5/10
The Intemperate Fighter
31 January 2024
Kirk Douglas gives a typically commited and physical performance in the lead of an interesting cast of character actors in an action/war/melodrama/problem picture 50's western.

There are lashings of brilliant location settings and crisp but muted and naturalistic cinematography which emphasise the natural and environmental tapestry that the human characters act upon.

There are melodramatic happenings based on lovesick, horny, jealous courtships and on friendships and familial relations. There is action and adventure and there are stunts and shooting galore at times.

The supporting cast of very excellent virtue are sadly underused, their characters being often less important background for Kirk Douglas than the physical surroundings. Even the primary antagonist, played by Walter matteu, is lost in the background and given less than satisfactory form for large parts of the film.

The Indian Fighter can't quite put all this together into a complementary whole and it feels as though the plot, the characters, the themes and the action are unable to coexist harmoniously. Much like how the family relatives can't and the 'white man' settlers and native "red skins" can't, and obviously will never be able to.

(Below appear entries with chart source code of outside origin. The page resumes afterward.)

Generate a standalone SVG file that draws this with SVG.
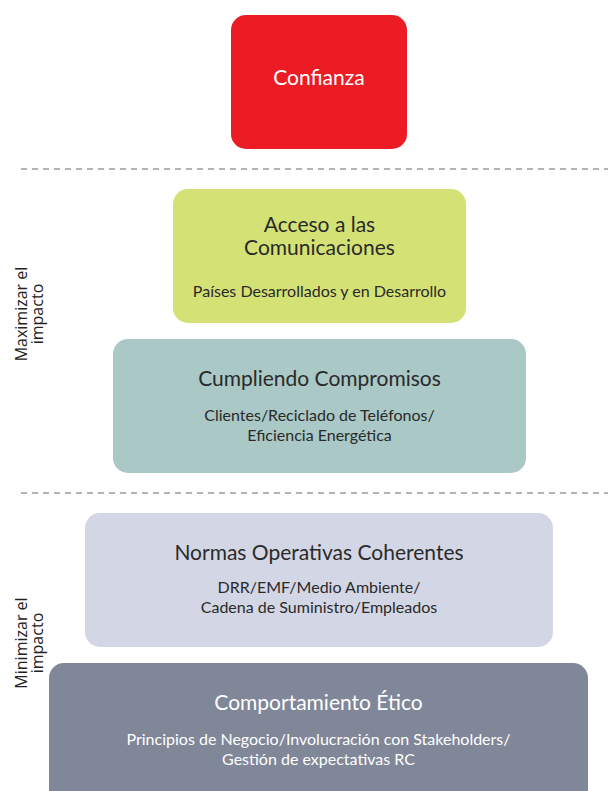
<svg xmlns="http://www.w3.org/2000/svg" width="608" height="791" viewBox="0 0 608 791">
<style>
.t{font-family:Lato,"Liberation Sans",sans-serif;text-anchor:middle;fill:#2a2a2a}
.h{font-size:21px}
.s{font-size:16px}
.w{fill:#ffffff}
.side{font-family:"Open Sans","Liberation Sans",sans-serif;font-size:16px;text-anchor:middle;fill:#222}
.dash{stroke:#9a9a9a;stroke-width:1.5;stroke-dasharray:6 5;fill:none}
</style>
<rect width="608" height="791" fill="#ffffff"/>
<g id="separators">
<line class="dash" x1="21" y1="169" x2="608" y2="169"/>
<line class="dash" x1="21" y1="493" x2="608" y2="493"/>
</g>
<g id="side-labels">
<text class="side" transform="translate(27,314) rotate(-90)">Maximizar el</text>
<text class="side" transform="translate(43,314) rotate(-90)">impacto</text>
<text class="side" transform="translate(27,643) rotate(-90)">Minimizar el</text>
<text class="side" transform="translate(43,643) rotate(-90)">impacto</text>
</g>
<g id="confianza">
<rect x="231" y="15" width="176" height="134" rx="15" fill="#ec1c24"/>
<text class="t h w" x="319" y="85">Confianza</text>
</g>
<g id="acceso">
<rect x="173" y="189" width="293" height="134" rx="15" fill="#d4e175"/>
<text class="t h" x="319.5" y="232">Acceso a las</text>
<text class="t h" x="319.5" y="255">Comunicaciones</text>
<text class="t s" x="319.5" y="297">Países Desarrollados y en Desarrollo</text>
</g>
<g id="cumpliendo">
<rect x="113" y="339" width="413" height="134" rx="15" fill="#a9c8c6"/>
<text class="t h" x="319.5" y="386">Cumpliendo Compromisos</text>
<text class="t s" x="319.5" y="421">Clientes/Reciclado de Teléfonos/</text>
<text class="t s" x="319.5" y="441">Eficiencia Energética</text>
</g>
<g id="normas">
<rect x="85" y="513" width="468" height="134" rx="15" fill="#d3d6e4"/>
<text class="t h" x="319" y="560">Normas Operativas Coherentes</text>
<text class="t s" x="319" y="593">DRR/EMF/Medio Ambiente/</text>
<text class="t s" x="319" y="613">Cadena de Suministro/Empleados</text>
</g>
<g id="comportamiento">
<rect x="49" y="663" width="539" height="145" rx="15" fill="#7f8799"/>
<text class="t h w" x="318.5" y="710">Comportamiento Ético</text>
<text class="t s w" x="318.5" y="745">Principios de Negocio/Involucración con Stakeholders/</text>
<text class="t s w" x="318.5" y="765">Gestión de expectativas RC</text>
</g>
</svg>
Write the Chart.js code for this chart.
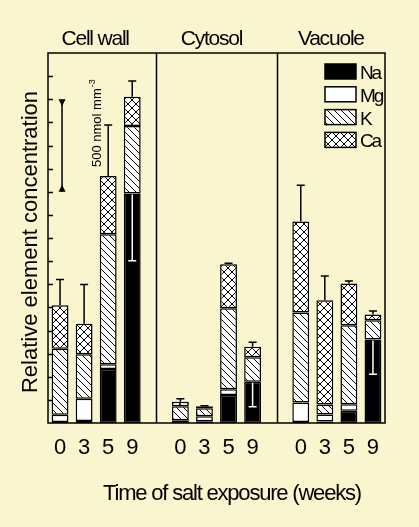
<!DOCTYPE html>
<html>
<head>
<meta charset="utf-8">
<script src="https://cdn.jsdelivr.net/npm/chart.js@4"></script>
<style>
  html, body { margin: 0; padding: 0; background: #f9f5cf; }
  canvas { display: block; }
</style>
</head>
<body>
<canvas id="c" width="419" height="527"></canvas>
<script>
// Compartments, sampling weeks and element values (nmol mm-3)
const compartments = ['Cell wall', 'Cytosol', 'Vacuole'];
const weeks = ['0', '3', '5', '9'];
const elements = ['Na', 'Mg', 'K', 'Ca'];

// order per compartment: week 0, 3, 5, 9
const naValues = [5, 11, 292, 1241,   5, 10, 151, 223,   5, 8, 66, 452];
const mgValues = [40, 120, 25, 0,     10, 27, 31, 0,     106, 38, 36, 0];
const kValues  = [357, 240, 703, 364, 76, 43, 438, 132,  486, 54, 427, 104];
const caValues = [234, 165, 315, 158, 24, 10, 238, 57,   492, 564, 225, 31];
const errTotal = [140, 213, 276, 85,  16, 3, 5, 24,      196, 130, 14, 18];
const errNa    = [0, 0, 0, 364,       0, 0, 0, 135,      0, 0, 0, 189];

const scaleBar = [1250, 1750]; // 500 nmol mm-3
const yTicks = [125, 250, 375, 500, 625, 750, 875, 1000, 1125, 1250, 1375, 1500, 1625, 1750, 1875];

const BG = '#f9f5cf';
const FONT = '"Liberation Sans", Arial, sans-serif';

// one empty slot between compartments
function withGaps(arr) {
  const out = [];
  arr.forEach((v, i) => {
    if (i > 0 && i % weeks.length === 0) out.push(null);
    out.push(v);
  });
  return out;
}
const slotOf = i => i + Math.floor(i / weeks.length);
const slotLabels = withGaps(compartments.flatMap(() => weeks)).map(l => l === null ? '' : l);

function makePattern(kind) {
  const s = kind === 'K' ? 7 : 8;
  const c = document.createElement('canvas');
  c.width = s; c.height = s;
  const g = c.getContext('2d');
  g.fillStyle = '#fff';
  g.fillRect(0, 0, s, s);
  g.strokeStyle = '#000';
  g.lineWidth = 1;
  g.beginPath();
  g.moveTo(-1, -1); g.lineTo(s + 1, s + 1);
  g.moveTo(-1, s - 1); g.lineTo(1, s + 1);
  g.moveTo(s - 1, -1); g.lineTo(s + 1, 1);
  if (kind === 'Ca') {
    g.moveTo(s + 1, -1); g.lineTo(-1, s + 1);
    g.moveTo(-1, 1); g.lineTo(1, -1);
    g.moveTo(s - 1, s + 1); g.lineTo(s + 1, s - 1);
  }
  g.stroke();
  return g.createPattern(c, 'repeat');
}

const fills = ['#000', '#fff', makePattern('K'), makePattern('Ca')];
const series = [naValues, mgValues, kValues, caValues];

function spacedText(ctx, text, x, y, spacing) {
  ctx.letterSpacing = spacing + 'px';
  ctx.fillText(text, x, y);
  ctx.letterSpacing = '0px';
}

const decor = {
  id: 'decor',
  beforeDraw(chart) {
    const ctx = chart.ctx;
    ctx.save();
    ctx.fillStyle = BG;
    ctx.fillRect(0, 0, chart.width, chart.height);
    ctx.restore();
  },
  afterDatasetsDraw(chart) {
    const ctx = chart.ctx;
    const a = chart.chartArea;
    const xs = chart.scales.x, ys = chart.scales.y;
    ctx.save();

    // frame and compartment dividers
    ctx.strokeStyle = '#000';
    ctx.lineWidth = 1.5;
    ctx.strokeRect(a.left, a.top, a.right - a.left, a.bottom - a.top);
    ctx.beginPath();
    [weeks.length, 2 * weeks.length + 1].forEach(s => {
      const x = Math.round(xs.getPixelForValue(s)) + 0.5;
      ctx.moveTo(x, a.top); ctx.lineTo(x, a.bottom);
    });
    // inward y ticks
    yTicks.forEach(v => {
      const y = Math.round(ys.getPixelForValue(v)) + 0.5;
      ctx.moveTo(a.left, y); ctx.lineTo(a.left + 5, y);
    });
    ctx.stroke();

    // error bars
    const topMeta = chart.getDatasetMeta(3);
    const naMeta = chart.getDatasetMeta(0);
    ctx.lineWidth = 1.5;
    naValues.forEach((_, i) => {
      const s = slotOf(i);
      const bar = topMeta.data[s];
      const total = naValues[i] + mgValues[i] + kValues[i] + caValues[i];
      const yTop = ys.getPixelForValue(total + errTotal[i]);
      ctx.strokeStyle = '#000';
      ctx.beginPath();
      ctx.moveTo(bar.x, bar.y); ctx.lineTo(bar.x, yTop);
      ctx.moveTo(bar.x - 4, yTop); ctx.lineTo(bar.x + 4, yTop);
      ctx.stroke();
      if (errNa[i] > 0) {
        const nb = naMeta.data[s];
        const yLow = ys.getPixelForValue(naValues[i] - errNa[i]);
        ctx.strokeStyle = '#fff';
        ctx.beginPath();
        ctx.moveTo(nb.x, nb.y + 1); ctx.lineTo(nb.x, yLow);
        ctx.moveTo(nb.x - 4, yLow); ctx.lineTo(nb.x + 4, yLow);
        ctx.stroke();
      }
    });

    // 500 nmol mm-3 scale bar
    const sx = xs.getPixelForValue(0) + 2;
    const sy1 = ys.getPixelForValue(scaleBar[1]);
    const sy0 = ys.getPixelForValue(scaleBar[0]);
    ctx.strokeStyle = '#000';
    ctx.fillStyle = '#000';
    ctx.beginPath();
    ctx.moveTo(sx, sy1); ctx.lineTo(sx, sy0);
    ctx.stroke();
    ctx.beginPath();
    ctx.moveTo(sx - 3.5, sy1); ctx.lineTo(sx + 3.5, sy1); ctx.lineTo(sx, sy1 + 7); ctx.closePath();
    ctx.moveTo(sx - 3.5, sy0); ctx.lineTo(sx + 3.5, sy0); ctx.lineTo(sx, sy0 - 7); ctx.closePath();
    ctx.fill();

    ctx.save();
    ctx.translate(101, 167);
    ctx.rotate(-Math.PI / 2);
    ctx.textAlign = 'left';
    ctx.textBaseline = 'alphabetic';
    ctx.font = '13px ' + FONT;
    ctx.fillText('500 nmol mm', 0, 0);
    const w = ctx.measureText('500 nmol mm').width;
    ctx.font = '9px ' + FONT;
    ctx.fillText('-3', w + 1, -6);
    ctx.restore();

    // legend
    ctx.font = '19px ' + FONT;
    ctx.textAlign = 'left';
    ctx.textBaseline = 'alphabetic';
    chart.data.datasets.forEach((ds, k) => {
      const y = 64 + k * 22.8;
      ctx.fillStyle = ds.backgroundColor;
      ctx.fillRect(325, y, 31, 15);
      ctx.strokeStyle = '#000';
      ctx.lineWidth = 1.5;
      ctx.strokeRect(325, y, 31, 15);
      ctx.fillStyle = '#000';
      spacedText(ctx, ds.label, 360, y + 15, -2.2);
    });

    // compartment titles
    ctx.font = '21px ' + FONT;
    ctx.textAlign = 'center';
    const shifts = [-1, -5, -6];
    compartments.forEach((name, c) => {
      const x0 = xs.getPixelForValue(slotOf(c * weeks.length));
      const x1 = xs.getPixelForValue(slotOf(c * weeks.length + weeks.length - 1));
      spacedText(ctx, name, (x0 + x1) / 2 + shifts[c], 45, -1.2);
    });

    // axis titles
    ctx.font = '22px ' + FONT;
    spacedText(ctx, 'Time of salt exposure (weeks)', 232, 500, -1.2);
    ctx.save();
    ctx.translate(36.5, 242);
    ctx.rotate(-Math.PI / 2);
    ctx.textAlign = 'center';
    ctx.fillText('Relative element concentration', 0, 0);
    ctx.restore();

    ctx.restore();
  }
};

new Chart(document.getElementById('c').getContext('2d'), {
  type: 'bar',
  data: {
    labels: slotLabels,
    datasets: elements.map((el, k) => ({
      label: el,
      data: withGaps(series[k]),
      backgroundColor: fills[k],
      borderColor: '#000',
      borderWidth: 1.5,
      borderSkipped: false,
      categoryPercentage: 1,
      barPercentage: 0.7
    }))
  },
  options: {
    responsive: false,
    animation: false,
    devicePixelRatio: 1,
    layout: { padding: { top: 53, right: 34, left: 0, bottom: 0 } },
    plugins: { legend: { display: false }, tooltip: { enabled: false } },
    scales: {
      x: {
        stacked: true,
        grid: { display: false, drawTicks: false },
        border: { display: false },
        ticks: { color: '#000', font: { family: FONT, size: 22 }, padding: 12, maxRotation: 0, autoSkip: false },
        afterFit: s => { s.height = 104; }
      },
      y: {
        stacked: true,
        min: 0,
        max: 2000,
        ticks: { display: false, stepSize: 125 },
        grid: { display: false },
        border: { display: false },
        afterFit: s => { s.width = 48; }
      }
    }
  },
  plugins: [decor]
});
</script>
</body>
</html>
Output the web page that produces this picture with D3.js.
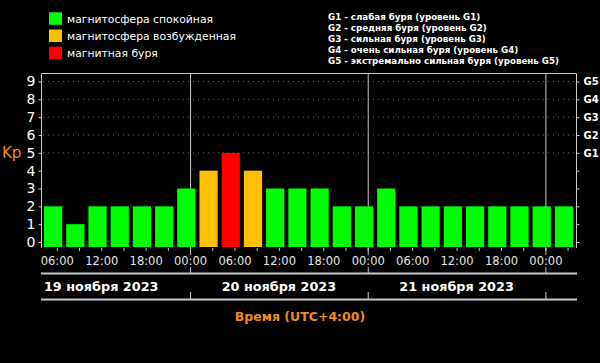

In this way 'The Indian Fighter' accidentally holds fast with it's artistic themes as a dramatic piece: the love story "chase" causes the climax of bad intentions to boil into open conflict by displacing the attention and energies of the protagonist from his professional mission but its 'culmination' offers the eventual avenue for resolution of that conflict. Also this love story unbalances the film as a drama for most of it's length but finally wraps up it's narrative to elucidate the film's theme of the reluctant warrior men and survivor women, and the unstoppable gravity of violence that their peers construct about them.

I do not believe that this is anything but unintentional however, it is simply that the film fails to build itself up, brick by brick, course by course, steo by step, until it's clear and convenient love story success introduces us to "The End". So the art form does indeed follow it's thematic subject. But that's the problem. It shouldn't follow it ....it should lead it!

This is why I have mixed feelings towards 'The Indian Fighter': this film has a powerful lead actor, a lovely supporting cast, great location cinematography, a skilled genre movie director and it has themes and moral issues that it wishes to put forth. The execution is the let down. The whole is less than the sum of it's parts. That is a regrettable outcome.

I rate at 5.5/10 and I want to round that up to 6 on IMDb but I can't this time. I recommend to fans of 'problem westerns' and 'anti-westerns', maybe even to fans of revisionist westerns, if they can hold to a 50's temper and timbre. Otherwise it's main credits to the general film fan are it's cast of faces, it's attempts at depth, and mostly it's wonderful photography.